**GIVEN INFORMATION**
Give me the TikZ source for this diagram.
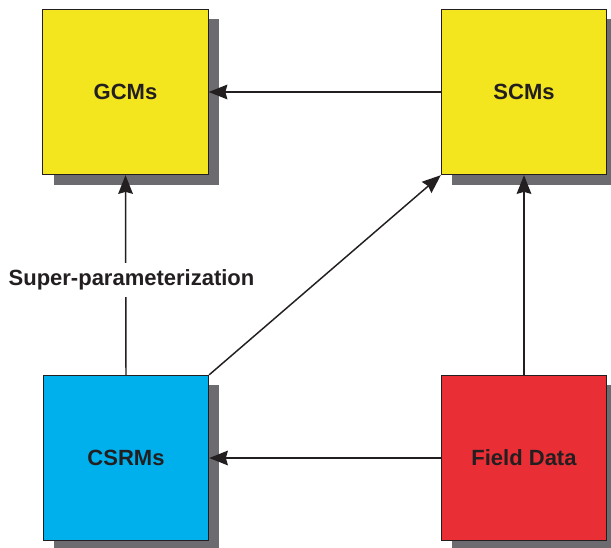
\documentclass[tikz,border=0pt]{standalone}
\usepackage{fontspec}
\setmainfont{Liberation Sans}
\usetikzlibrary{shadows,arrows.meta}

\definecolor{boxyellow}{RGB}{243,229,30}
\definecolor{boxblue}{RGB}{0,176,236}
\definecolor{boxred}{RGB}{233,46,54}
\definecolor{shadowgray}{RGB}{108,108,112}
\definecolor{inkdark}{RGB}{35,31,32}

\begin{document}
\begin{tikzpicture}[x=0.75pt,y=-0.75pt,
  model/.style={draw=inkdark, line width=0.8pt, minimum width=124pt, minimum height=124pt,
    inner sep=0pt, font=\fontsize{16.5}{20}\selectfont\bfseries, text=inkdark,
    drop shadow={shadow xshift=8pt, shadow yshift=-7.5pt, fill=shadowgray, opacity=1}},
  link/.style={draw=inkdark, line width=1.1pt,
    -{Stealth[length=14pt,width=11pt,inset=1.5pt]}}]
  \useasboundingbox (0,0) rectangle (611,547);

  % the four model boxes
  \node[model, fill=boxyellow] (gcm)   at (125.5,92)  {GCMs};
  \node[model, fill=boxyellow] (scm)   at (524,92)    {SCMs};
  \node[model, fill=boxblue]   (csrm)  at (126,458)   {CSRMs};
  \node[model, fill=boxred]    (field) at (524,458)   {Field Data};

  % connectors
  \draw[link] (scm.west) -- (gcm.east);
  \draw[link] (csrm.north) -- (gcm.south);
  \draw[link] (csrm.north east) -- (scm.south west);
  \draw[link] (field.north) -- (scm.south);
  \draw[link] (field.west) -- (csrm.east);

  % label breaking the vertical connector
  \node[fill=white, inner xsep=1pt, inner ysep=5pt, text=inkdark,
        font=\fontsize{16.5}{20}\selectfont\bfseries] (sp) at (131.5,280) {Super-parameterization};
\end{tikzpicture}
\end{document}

**WHAT IS ASKED**
Repeat the data exactly, without the pictures.

**REPLY TO THE EXERCISE**
Give me the TikZ source for this diagram.
\documentclass[tikz,border=0pt]{standalone}
\usepackage{fontspec}
\setmainfont{Liberation Sans}
\usetikzlibrary{shadows,arrows.meta}

\definecolor{boxyellow}{RGB}{243,229,30}
\definecolor{boxblue}{RGB}{0,176,236}
\definecolor{boxred}{RGB}{233,46,54}
\definecolor{shadowgray}{RGB}{108,108,112}
\definecolor{inkdark}{RGB}{35,31,32}

\begin{document}
\begin{tikzpicture}[x=0.75pt,y=-0.75pt,
  model/.style={draw=inkdark, line width=0.8pt, minimum width=124pt, minimum height=124pt,
    inner sep=0pt, font=\fontsize{16.5}{20}\selectfont\bfseries, text=inkdark,
    drop shadow={shadow xshift=8pt, shadow yshift=-7.5pt, fill=shadowgray, opacity=1}},
  link/.style={draw=inkdark, line width=1.1pt,
    -{Stealth[length=14pt,width=11pt,inset=1.5pt]}}]
  \useasboundingbox (0,0) rectangle (611,547);

  % the four model boxes
  \node[model, fill=boxyellow] (gcm)   at (125.5,92)  {GCMs};
  \node[model, fill=boxyellow] (scm)   at (524,92)    {SCMs};
  \node[model, fill=boxblue]   (csrm)  at (126,458)   {CSRMs};
  \node[model, fill=boxred]    (field) at (524,458)   {Field Data};

  % connectors
  \draw[link] (scm.west) -- (gcm.east);
  \draw[link] (csrm.north) -- (gcm.south);
  \draw[link] (csrm.north east) -- (scm.south west);
  \draw[link] (field.north) -- (scm.south);
  \draw[link] (field.west) -- (csrm.east);

  % label breaking the vertical connector
  \node[fill=white, inner xsep=1pt, inner ysep=5pt, text=inkdark,
        font=\fontsize{16.5}{20}\selectfont\bfseries] (sp) at (131.5,280) {Super-parameterization};
\end{tikzpicture}
\end{document}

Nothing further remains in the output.